Identifiers = new Identifiers
{
CustomIdentifiers = new List<Identifier>
{
new Identifier
{
Classification = "employee-id",
Pattern = @"\bEMP-\d{6}\b",
CaseSensitive = true,
GroupNumber = 0
}
}
}
| Property | JSON key | Default | Description |
|---|---|---|---|
Pattern |
pattern |
\b[A-Z0-9_-]{6,}\b |
The regular expression to match. |
Classification |
classification |
"custom-identifier" |
Label applied to matches. |
GroupNumber |
groupNumber |
0 |
Capture group used as the matched text (0 = whole match). |
CaseSensitive |
caseSensitive |
true |
Whether the regex is case-sensitive. |
The strategies list key is identifierFilterStrategies. The JSON key for the list itself on Identifiers is identifiers.
Sections
Sections redact everything between a start pattern and an end pattern (inclusive of the markers).

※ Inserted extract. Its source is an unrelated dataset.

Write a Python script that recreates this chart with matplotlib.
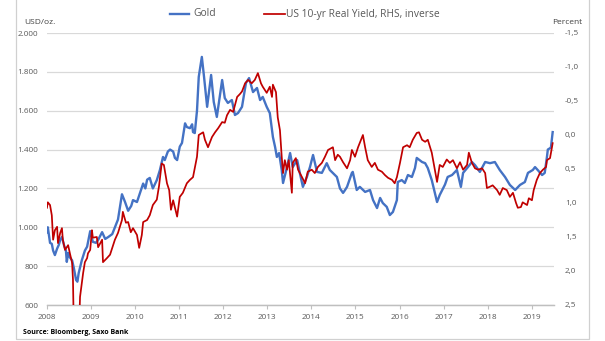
import matplotlib
matplotlib.use("Agg")
import matplotlib.pyplot as plt
from matplotlib.lines import Line2D
from matplotlib.patches import Rectangle
from matplotlib.ticker import FuncFormatter

plt.rcParams['font.family'] = ['Open Sans', 'DejaVu Sans']

# Gold price, USD/oz (time as years since 2008)
gold_t = [0.01, 0.03, 0.06, 0.08, 0.12, 0.15, 0.19, 0.24, 0.28, 0.31, 0.35, 0.40, 0.44, 0.46,
          0.49, 0.53, 0.58, 0.62, 0.67, 0.70, 0.73, 0.80, 0.87, 0.92, 0.99, 1.05, 1.12, 1.17,
          1.26, 1.33, 1.40, 1.49, 1.55, 1.62, 1.71, 1.78, 1.85, 1.92, 1.96, 2.05, 2.12, 2.19,
          2.24, 2.28, 2.34, 2.41, 2.50, 2.57, 2.64, 2.68, 2.75, 2.80, 2.87, 2.91, 2.96, 3.02,
          3.07, 3.14, 3.18, 3.25, 3.30, 3.32, 3.36, 3.41, 3.45, 3.52, 3.57, 3.64, 3.73, 3.79,
          3.86, 3.98, 4.04, 4.11, 4.20, 4.27, 4.34, 4.43, 4.52, 4.59, 4.68, 4.77, 4.84, 4.90,
          4.99, 5.06, 5.13, 5.18, 5.22, 5.27, 5.33, 5.36, 5.45, 5.52, 5.58, 5.68, 5.74, 5.81,
          5.90, 5.97, 6.04, 6.13, 6.24, 6.35, 6.42, 6.58, 6.65, 6.72, 6.76, 6.81, 6.92, 6.94,
          7.03, 7.10, 7.22, 7.33, 7.40, 7.49, 7.56, 7.62, 7.71, 7.78, 7.85, 7.94, 7.96, 8.05,
          8.12, 8.19, 8.28, 8.35, 8.39, 8.51, 8.58, 8.64, 8.73, 8.80, 8.85, 8.91, 9.03, 9.09,
          9.19, 9.30, 9.39, 9.44, 9.55, 9.64, 9.71, 9.82, 9.94, 10.05, 10.16, 10.27, 10.39,
          10.50, 10.62, 10.73, 10.84, 10.91, 11.02, 11.07, 11.13, 11.23, 11.29, 11.34, 11.36,
          11.43, 11.47]
gold_usd = [975, 1000, 950, 920, 915, 880, 857, 890, 910, 935, 950, 905, 880, 822,
            868, 845, 830, 790, 729, 720, 765, 830, 880, 900, 980, 925, 920, 935,
            975, 940, 950, 965, 1000, 1040, 1170, 1130, 1085, 1110, 1140, 1130, 1177, 1225,
            1200, 1245, 1254, 1200, 1243, 1295, 1362, 1346, 1390, 1400, 1390, 1357, 1346, 1415,
            1434, 1535, 1516, 1510, 1530, 1490, 1485, 1600, 1774, 1877, 1774, 1620, 1784, 1645,
            1568, 1758, 1665, 1640, 1655, 1578, 1588, 1620, 1743, 1768, 1696, 1717, 1655, 1671,
            1620, 1588, 1465, 1413, 1362, 1382, 1295, 1228, 1310, 1382, 1310, 1346, 1280, 1208,
            1259, 1310, 1372, 1285, 1280, 1330, 1295, 1259, 1200, 1177, 1190, 1208, 1280, 1285,
            1192, 1208, 1182, 1192, 1140, 1099, 1151, 1125, 1105, 1063, 1079, 1140, 1233, 1243,
            1228, 1269, 1259, 1305, 1357, 1336, 1330, 1305, 1243, 1177, 1130, 1166, 1220, 1259,
            1269, 1295, 1208, 1280, 1310, 1336, 1320, 1285, 1336, 1330, 1336, 1295, 1259,
            1218, 1192, 1218, 1233, 1280, 1295, 1310, 1295, 1269, 1280, 1362, 1400,
            1410, 1490]

# US 10-year real yield, percent (plotted on an inverted right axis)
ry_t = [0.01, 0.03, 0.08, 0.12, 0.15, 0.19, 0.24, 0.26, 0.31, 0.35, 0.37, 0.42, 0.49, 0.53,
        0.58, 0.60, 0.62, 0.70, 0.74, 0.76, 0.80, 0.83, 0.87, 0.92, 0.94, 0.99, 1.03, 1.05,
        1.14, 1.17, 1.26, 1.28, 1.37, 1.44, 1.49, 1.55, 1.62, 1.71, 1.73, 1.80, 1.85, 1.91,
        1.96, 2.05, 2.10, 2.16, 2.19, 2.28, 2.34, 2.41, 2.50, 2.55, 2.61, 2.66, 2.73, 2.78,
        2.82, 2.87, 2.96, 3.02, 3.09, 3.18, 3.25, 3.32, 3.36, 3.41, 3.45, 3.55, 3.59, 3.66,
        3.75, 3.82, 3.89, 3.98, 4.04, 4.09, 4.16, 4.23, 4.32, 4.38, 4.43, 4.50, 4.57, 4.65,
        4.72, 4.79, 4.86, 4.90, 4.99, 5.06, 5.11, 5.13, 5.20, 5.24, 5.29, 5.33, 5.36, 5.40,
        5.45, 5.49, 5.56, 5.58, 5.65, 5.70, 5.79, 5.86, 5.92, 6.01, 6.08, 6.15, 6.24, 6.31,
        6.38, 6.49, 6.54, 6.60, 6.65, 6.72, 6.81, 6.88, 6.92, 6.99, 7.06, 7.15, 7.17, 7.22,
        7.28, 7.37, 7.44, 7.51, 7.60, 7.67, 7.74, 7.83, 7.89, 7.94, 8.01, 8.08, 8.17, 8.23,
        8.30, 8.39, 8.44, 8.51, 8.58, 8.64, 8.73, 8.78, 8.85, 8.91, 8.98, 9.07, 9.14, 9.21,
        9.30, 9.37, 9.44, 9.53, 9.57, 9.64, 9.71, 9.78, 9.87, 9.94, 9.98, 10.05, 10.11, 10.21,
        10.27, 10.34, 10.43, 10.50, 10.57, 10.64, 10.68, 10.75, 10.79, 10.89, 10.93, 11.00,
        11.04, 11.11, 11.18, 11.25, 11.32, 11.34, 11.41, 11.47]
ry_pct = [1.07, 0.99, 1.03, 1.18, 1.54, 1.40, 1.35, 1.59, 1.44, 1.37, 1.54, 1.69, 1.62, 1.74,
          1.88, 2.13, 2.90, 3.10, 2.80, 2.38, 2.18, 2.03, 1.87, 1.81, 1.74, 1.69, 1.40, 1.51,
          1.50, 1.65, 1.54, 1.87, 1.81, 1.76, 1.66, 1.54, 1.44, 1.25, 1.13, 1.29, 1.28, 1.43,
          1.37, 1.47, 1.66, 1.47, 1.28, 1.25, 1.18, 1.03, 0.95, 0.75, 0.42, 0.44, 0.71, 0.81,
          1.10, 0.96, 1.20, 0.91, 0.85, 0.71, 0.66, 0.62, 0.49, 0.32, 0.00, -0.04, 0.07, 0.18,
          0.03, -0.04, -0.10, -0.19, -0.18, -0.29, -0.37, -0.34, -0.56, -0.60, -0.64, -0.76, -0.81, -0.76,
          -0.81, -0.91, -0.76, -0.71, -0.62, -0.71, -0.56, -0.74, -0.63, -0.26, -0.07, 0.32, 0.56, 0.37,
          0.51, 0.37, 0.85, 0.41, 0.34, 0.51, 0.62, 0.71, 0.54, 0.51, 0.56, 0.47, 0.41, 0.32,
          0.22, 0.18, 0.37, 0.29, 0.32, 0.40, 0.49, 0.37, 0.22, 0.32, 0.18, 0.03, 0.00, 0.18,
          0.37, 0.47, 0.41, 0.51, 0.54, 0.59, 0.63, 0.66, 0.71, 0.62, 0.41, 0.18, 0.15, 0.18,
          0.07, -0.03, -0.04, 0.07, 0.10, 0.07, 0.26, 0.44, 0.69, 0.44, 0.47, 0.36, 0.41, 0.37,
          0.49, 0.40, 0.51, 0.44, 0.26, 0.41, 0.49, 0.51, 0.49, 0.56, 0.78, 0.76, 0.74, 0.81,
          0.88, 0.78, 0.81, 0.91, 0.85, 1.00, 1.07, 1.06, 0.99, 1.03, 0.93, 0.96,
          0.81, 0.66, 0.56, 0.51, 0.47, 0.37, 0.34, 0.12]

years = list(range(2008, 2020))
gold_ticks = [600, 800, 1000, 1200, 1400, 1600, 1800, 2000]
ry_ticks = [-1.5, -1.0, -0.5, 0.0, 0.5, 1.0, 1.5, 2.0, 2.5]

BLUE = '#4472C4'
RED = '#C00000'
GRID = '#D9D9D9'
TXT = '#595959'

W, H = 605, 341
fig = plt.figure(figsize=(W / 100, H / 100), dpi=100)


def fx(x):
    return x / W


def fy(y):
    return 1 - y / H


left, right, top, bottom = 46.5, 554.0, 33.0, 305.0
ax = fig.add_axes([fx(left), fy(bottom), (right - left) / W, (bottom - top) / H])
ax2 = ax.twinx()

gx = [2008 + t for t in gold_t]
rx = [2008 + t for t in ry_t]
ax.plot(gx, gold_usd, color=BLUE, lw=1.7, solid_joinstyle='round', zorder=3)
ax2.plot(rx, ry_pct, color=RED, lw=1.25, solid_joinstyle='round', zorder=3)

ax.set_xlim(2008, 2019.5)
ax.set_ylim(600, 2000)
ax2.set_ylim(2.5, -1.5)

ax.set_xticks(years)
ax.set_xticklabels([str(y) for y in years])
ax.set_yticks(gold_ticks)
ax.yaxis.set_major_formatter(FuncFormatter(lambda v, p: f"{int(v):,}".replace(',', '.')))
ax2.set_yticks(ry_ticks)
ax2.yaxis.set_major_formatter(FuncFormatter(lambda v, p: f"{v:.1f}".replace('.', ',')))

ax.grid(axis='y', color=GRID, lw=0.9)
ax.set_axisbelow(True)
for a in (ax, ax2):
    for s in ('top', 'left', 'right'):
        a.spines[s].set_visible(False)
    a.spines['bottom'].set_color('#BFBFBF')
    a.spines['bottom'].set_linewidth(0.9)

ax.tick_params(axis='x', direction='out', length=3, width=0.8, color='#BFBFBF',
               labelsize=5.9, labelcolor=TXT, pad=3.5)
ax.tick_params(axis='y', length=0, labelsize=5.9, labelcolor=TXT, pad=6)
ax2.tick_params(axis='y', length=0, labelsize=5.9, labelcolor=TXT, pad=8)

# axis unit captions
fig.text(fx(24), fy(22), 'USD/oz.', fontsize=6.0, color='#404040', va='center', ha='left')
fig.text(fx(582), fy(22), 'Percent', fontsize=6.0, color='#404040', va='center', ha='right')

# legend
ly = fy(14)
fig.add_artist(Line2D([fx(170), fx(189)], [ly, ly], color=BLUE, lw=1.7, transform=fig.transFigure))
fig.text(fx(193), ly, 'Gold', fontsize=7.4, color=TXT, va='center', ha='left')
fig.add_artist(Line2D([fx(264), fx(285)], [ly, ly], color=RED, lw=1.25, transform=fig.transFigure))
fig.text(fx(286), ly, 'US 10-yr Real Yield, RHS, inverse', fontsize=7.4, color=TXT,
         va='center', ha='left')

# source note
fig.text(fx(23), fy(333), 'Source: Bloomberg, Saxo Bank', fontsize=5.0, color='#000000',
         fontweight='bold', va='center', ha='left')

# outer frame
fig.add_artist(Rectangle((fx(15.5), fy(339)), fx(589) - fx(15.5), 1.2, transform=fig.transFigure,
                         fill=False, edgecolor='#D0D0D0', lw=0.9))

fig.savefig('out.png', dpi=100)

Identifiers = new Identifiers
{
Sections = new List<Section>
{
new Section { StartPattern = "BEGIN PRIVATE", EndPattern = "END PRIVATE" }
}
}
| Property | JSON key | Default | Description |
|---|---|---|---|
StartPattern |
startPattern |
null |
Regex marking the start of the section. |
EndPattern |
endPattern |
null |
Regex marking the end of the section. |
The strategies list key is sectionFilterStrategies. The JSON key for the list itself on Identifiers is sections.
Enabling Multiple Identifiers
Any combination of identifiers can be enabled in a single policy:
var policy = new Policy
{
Name = "comprehensive",
Identifiers = new Identifiers
{
Ssn = new Ssn(),
CreditCard = new CreditCard(),
EmailAddress = new EmailAddress(),
PhoneNumber = new PhoneNumber(),
IpAddress = new IpAddress(),
Url = new Url(),
Date = new Date()
}
};
When spans from different identifier types overlap, the longest span wins; ties are broken by higher confidence, then higher priority, then earlier position. Set a Priority on an identifier to influence the outcome.